The government is contemplating replacing the SEZ Act (2005). It is worth recalling that the first SEZ in Kandla dates back to the mid-1960s. Subsequently, more SEZs and stand-alone Export Oriented Units came up. Despite this growth, it was felt by the noughties that although the economic liberalisation policy of 1991-92 had produced tangible gains in India, it was outclassed by the Chinese growth miracle anchored on their SEZs. The SEZ Act of 2005 was thus an attempt to re-vitalise export production.
It aimed at incentivising private investment in industrial infrastructure. SEZ developers and EOUs located within them were given various tax exemptions, including a 15-year tax holiday on profits and exchange control benefits. Seven different types of SEZs (basically restricted enclaves for multi-product, single product, single sector export production, etc.) were envisaged to allow for clustering and economies of scale. SEZ developers were also allowed to create private townships within these zones. So, a large and varied collection of SEZs of various sizes, ranging from ten to thousands of hectares, came up.
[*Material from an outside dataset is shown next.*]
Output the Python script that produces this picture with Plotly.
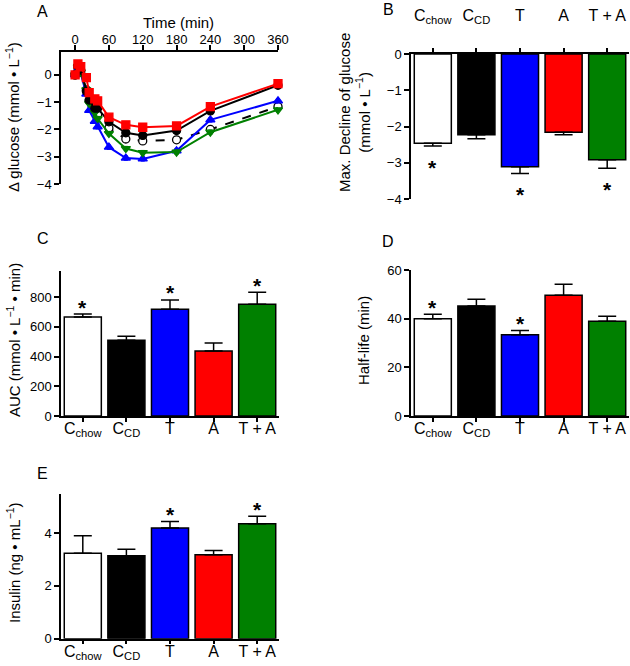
import plotly.graph_objects as go

# ---------------- data ----------------
groups = ["C<sub>chow</sub>", "C<sub>CD</sub>", "T", "A", "T + A"]
bar_colors = ["#ffffff", "#000000", "#0000ff", "#ff0000", "#008000"]

# Panel A: time course of delta glucose
time_min = [0, 5, 10, 20, 25, 35, 40, 60, 90, 120, 180, 240, 360]
glu_cchow = [0.0, 0.25, 0.10, -0.55, -0.95, -1.30, -1.45, -1.95, -2.35, -2.42, -2.38, -2.00, -1.16]
glu_ccd = [0.0, 0.33, 0.18, -0.60, -0.92, -1.22, -1.22, -1.72, -2.12, -2.22, -2.04, -1.32, -0.38]
glu_t = [0.0, 0.20, 0.05, -0.70, -1.30, -1.70, -1.90, -2.65, -3.05, -3.08, -2.78, -1.65, -0.95]
glu_a = [0.0, 0.40, 0.30, -0.10, -0.65, -0.88, -0.95, -1.55, -1.83, -1.92, -1.87, -1.16, -0.32]
glu_ta = [0.0, 0.30, 0.10, -0.55, -1.05, -1.38, -1.60, -2.15, -2.70, -2.85, -2.83, -2.10, -1.28]
glu_err = [0.06, 0.08, 0.08, 0.08, 0.08, 0.08, 0.08, 0.08, 0.08, 0.08, 0.08, 0.08, 0.08]

# Panel B: max decline of glucose
maxdec = [-2.46, -2.23, -3.11, -2.16, -2.92]
maxdec_err = [0.08, 0.11, 0.19, 0.07, 0.23]
maxdec_sig = [True, False, True, False, True]

# Panel C: AUC
auc = [667, 510, 719, 438, 753]
auc_err = [20, 27, 63, 54, 81]
auc_sig = [True, False, True, False, True]

# Panel D: half-life
halflife = [40.0, 45.2, 33.4, 49.6, 38.9]
halflife_err = [1.8, 2.8, 1.7, 4.5, 2.1]
halflife_sig = [True, False, True, False, False]

# Panel E: insulin
insulin = [3.24, 3.14, 4.19, 3.18, 4.35]
insulin_err = [0.66, 0.25, 0.25, 0.16, 0.29]
insulin_sig = [False, False, True, False, True]

W, H = 630, 666
FONT = "Arial, Liberation Sans, sans-serif"


def dx(px):
    return px / W


def dy(px):
    return 1 - px / H


fig = go.Figure()

# ---------------- Panel A ----------------
series = [
    (glu_cchow, "#000000", "circle", "dash", "white"),
    (glu_t, "#0000ff", "triangle-up", "solid", "#0000ff"),
    (glu_ta, "#008000", "triangle-down", "solid", "#008000"),
    (glu_ccd, "#000000", "circle", "solid", "#000000"),
    (glu_a, "#ff0000", "square", "solid", "#ff0000"),
]
for vals, col, sym, dash, fill in series:
    fig.add_trace(go.Scatter(
        x=time_min, y=vals, mode="lines+markers",
        line=dict(color=col, width=2, dash=dash),
        marker=dict(symbol=sym, size=8, color=fill, line=dict(color=col, width=1.3)),
        error_y=dict(type="data", array=glu_err, color=col, thickness=1, width=2),
        xaxis="x", yaxis="y", cliponaxis=False, showlegend=False))

axis_common = dict(showline=True, linecolor="black", linewidth=1.5, ticks="outside",
                   ticklen=5, tickwidth=1.5, tickcolor="black", showgrid=False,
                   zeroline=False, automargin=False,
                   tickfont=dict(family=FONT, size=13, color="black"))

cat_axis = dict(axis_common)
cat_axis["tickfont"] = dict(family=FONT, size=16, color="black")
cat_axis["ticklen"] = 4

layout = dict(
    template="none",
    width=W, height=H, margin=dict(l=0, r=0, t=0, b=0, pad=0),
    paper_bgcolor="white", plot_bgcolor="white", showlegend=False,
    bargap=0.15,
    xaxis=dict(domain=[dx(61), dx(278)], anchor="y", side="top", range=[-25, 360],
               tickvals=[0, 60, 120, 180, 240, 300, 360], ticklabelstandoff=-4,
               **axis_common),
    yaxis=dict(domain=[dy(184), dy(52)], anchor="x", range=[-4, 0.84],
               tickvals=[-4, -3, -2, -1, 0], **axis_common),
)


def bar_panel(n, vals, errs, down):
    xa = "x" if n == 1 else f"x{n}"
    ya = "y" if n == 1 else f"y{n}"
    fig.add_trace(go.Bar(
        x=groups, y=vals,
        marker=dict(color=bar_colors, line=dict(color="black", width=1.5)),
        error_y=dict(type="data", symmetric=False,
                     array=[0] * len(vals) if down else errs,
                     arrayminus=errs if down else [0] * len(vals),
                     color="black", thickness=1.5, width=9),
        xaxis=xa, yaxis=ya, showlegend=False))


bar_panel(2, maxdec, maxdec_err, True)
bar_panel(3, auc, auc_err, False)
bar_panel(4, halflife, halflife_err, False)
bar_panel(5, insulin, insulin_err, False)

layout["xaxis2"] = dict(domain=[dx(411), dx(629)], anchor="y2", side="top",
                        ticklabelstandoff=21, **cat_axis)
layout["yaxis2"] = dict(domain=[dy(199), dy(54)], anchor="x2", range=[-4, 0],
                        tickvals=[-4, -3, -2, -1, 0], **axis_common)
layout["xaxis3"] = dict(domain=[dx(61), dx(279)], anchor="y3", ticklabelstandoff=-7, **cat_axis)
layout["yaxis3"] = dict(domain=[dy(416), dy(270.5)], anchor="x3", range=[0, 980],
                        tickvals=[0, 200, 400, 600, 800], **axis_common)
layout["xaxis4"] = dict(domain=[dx(411), dx(629)], anchor="y4", ticklabelstandoff=-7, **cat_axis)
layout["yaxis4"] = dict(domain=[dy(416), dy(270)], anchor="x4", range=[0, 60],
                        tickvals=[0, 20, 40, 60], **axis_common)
layout["xaxis5"] = dict(domain=[dx(61), dx(279)], anchor="y5", ticklabelstandoff=-7, **cat_axis)
layout["yaxis5"] = dict(domain=[dy(638.7), dy(493.5)], anchor="x5", range=[0, 5.5],
                        tickvals=[0, 2, 4], **axis_common)

annotations = []


def txt(x, y, text, size=15, angle=0):
    annotations.append(dict(x=x, y=y, xref="paper", yref="paper", text=text,
                            showarrow=False, textangle=angle,
                            xanchor="center", yanchor="middle",
                            font=dict(family=FONT, size=size, color="black")))


# panel letters
txt(dx(43), dy(11), "A", 16)
txt(dx(388), dy(10), "B", 16)
txt(dx(43), dy(239), "C", 16)
txt(dx(388), dy(241), "D", 16)
txt(dx(43), dy(473), "E", 16)

# axis titles
txt(dx(178), dy(22), "Time (min)", 15)
txt(dx(13), dy(117), "Δ glucose (mmol • L<sup>−1</sup>)", 15, -90)
txt(dx(354), dy(113), "Max. Decline of glucose<br>(mmol • L<sup>−1</sup>)", 15, -90)
txt(dx(13), dy(340), "AUC (mmol • L<sup>−1</sup> • min)", 15, -90)
txt(dx(363), dy(340), "Half-life (min)", 15, -90)
txt(dx(13), dy(563), "Insulin (ng • mL<sup>−1</sup>)", 15, -90)


def stars(n, vals, errs, sig, down):
    xa = "x" if n == 1 else f"x{n}"
    ya = "y" if n == 1 else f"y{n}"
    for g, v, e, s in zip(groups, vals, errs, sig):
        if not s:
            continue
        yv = v - e if down else v + e
        annotations.append(dict(x=g, y=yv, xref=xa, yref=ya, text="<b>*</b>", showarrow=False,
                                xanchor="center", yanchor="middle",
                                yshift=-21 if down else 7,
                                font=dict(family=FONT, size=21, color="black")))


stars(2, maxdec, maxdec_err, maxdec_sig, True)
stars(3, auc, auc_err, auc_sig, False)
stars(4, halflife, halflife_err, halflife_sig, False)
stars(5, insulin, insulin_err, insulin_sig, False)

layout["annotations"] = annotations
fig.update_layout(**layout)
fig.write_html("out.html", config={"displayModeBar": False},
               post_script="document.body.style.margin='0';document.body.style.overflow='hidden';")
However, over the years, there has been a growing realisation that, unlike in China, even these measures have not really transformed our SEZs into engines of modernisation or economic growth. Exports from SEZs have rarely crossed 20% of total exports and almost 100 SEZs have applied for denotification in the last decade. It is in this backdrop that once again, a new enactment is being contemplated.
The China saga dates to the late 1970s when Deng Xiaoping, as part of his re-issuance of the ‘Four Modernisations’, launched the Chinese SEZ programme. The location selection was based on ‘the most likely to succeed’ criterion, i.e., proximity to Hong Kong. The Chinese SEZs were basically province-sized territories exempted from the application of various domestic laws, rules, and procedures by giving each SEZ chief, usually a senior trusted party leader, wide discretion to adopt international best practices and set up European-style cities and industrial areas.
This approach initially experienced internal political and bureaucratic resistance and severe criticism about corruption and the wastage of public money. Nor did it result in immediate successes. In fact, it encountered severe criticism in the 1980s. However, Deng did not allow the criticism to prevail, and he was vindicated when the SEZs finally took off in the nineties, creating the Chinese miracle.
Some critics have voiced that it is the large size of the Chinese SEZs that led to their success. The Indian SEZs do not really permit such scale. While this is true, it is not the entire story. A more important feature, often overlooked, is that the Chinese experimentation was with introducing modernisation -- by permitting exemptions to the entire set of longstanding domestic laws, but in a specific, limited belt. It is worth emphasizing that the Chinese land acquisitions and building programmes occurred in a period prior to the Informatics Revolution, in areas remote from the country’s centre, where no worthwhile State or private investments in industrial and urban infrastructure existed. This enabled easier greenfield development.
On the other hand, both the Indian State and our private sector have continuously acquired industrial land piecemeal, post-independence. A Niti Aayog report (2017) highlights the existence of 1,850 industrial estates, parks and SEZs owned by the Centre and states, spread over four lakh hectares, though admittedly the quality of supporting infrastructure and occupancy varies considerably. Private sector SEZs and industrial parks are separate. Neither are fully occupied. Thus, physical land availability is not necessarily a part of the real story. Nor are land acquisitions the only way forward.
Further, the 40-plus years post the original conception of the Chinese SEZs have witnessed the maturing of the informatics and logistics revolutions and significant breakthroughs in Automation, AI and 3D Printing, etc. These, taken together, have altered the dynamics of production and product costing. We thus need to look beyond.
We need to understand the complexity of domestic laws in a post-colonial setting. Several experts have written about the Indian complexity. Illustratively, a recent report by ORF (‘Jailed for Doing Business: The 26,134 Imprisonment Clauses in India’s Business Laws’), highlights 1,536 laws involving 69,233 compliances that govern doing business in India. These compliances need to be communicated to the governments through 6,618 annual filings. Chinese domestic laws, given that a Communist revolution had also intervened, would undoubtedly have been as complex, if not more. Deng’s SEZ strategy was designed to simply circumvent this complexity. We also need to think along similar lines.
Further, if employment generation is an important sub-goal, we need to also look beyond manufacturing. The International Labour Organisation’s databases indicate that the employment share of manufacturing has been declining not only in the developed world but also in China and Brazil, while that of health and education services are rising. These sectors require heavy investments and, often, technology transfer. The new policy could thus be made more universal and delinked from mandatory fiscal relief and export commitment. The primary focus should be on quality of infrastructure and avoidance of ambiguously complex laws.
Illustratively, the hill states are starved of healthcare and, often, high-quality educational services. A willing state government could be allowed to declare itself to be a SEZ for new establishments of a certain minimum amount and size and promote growth by attracting high-end educational and health tourism, instead of having to grapple with the environmental complexities of manufacturing.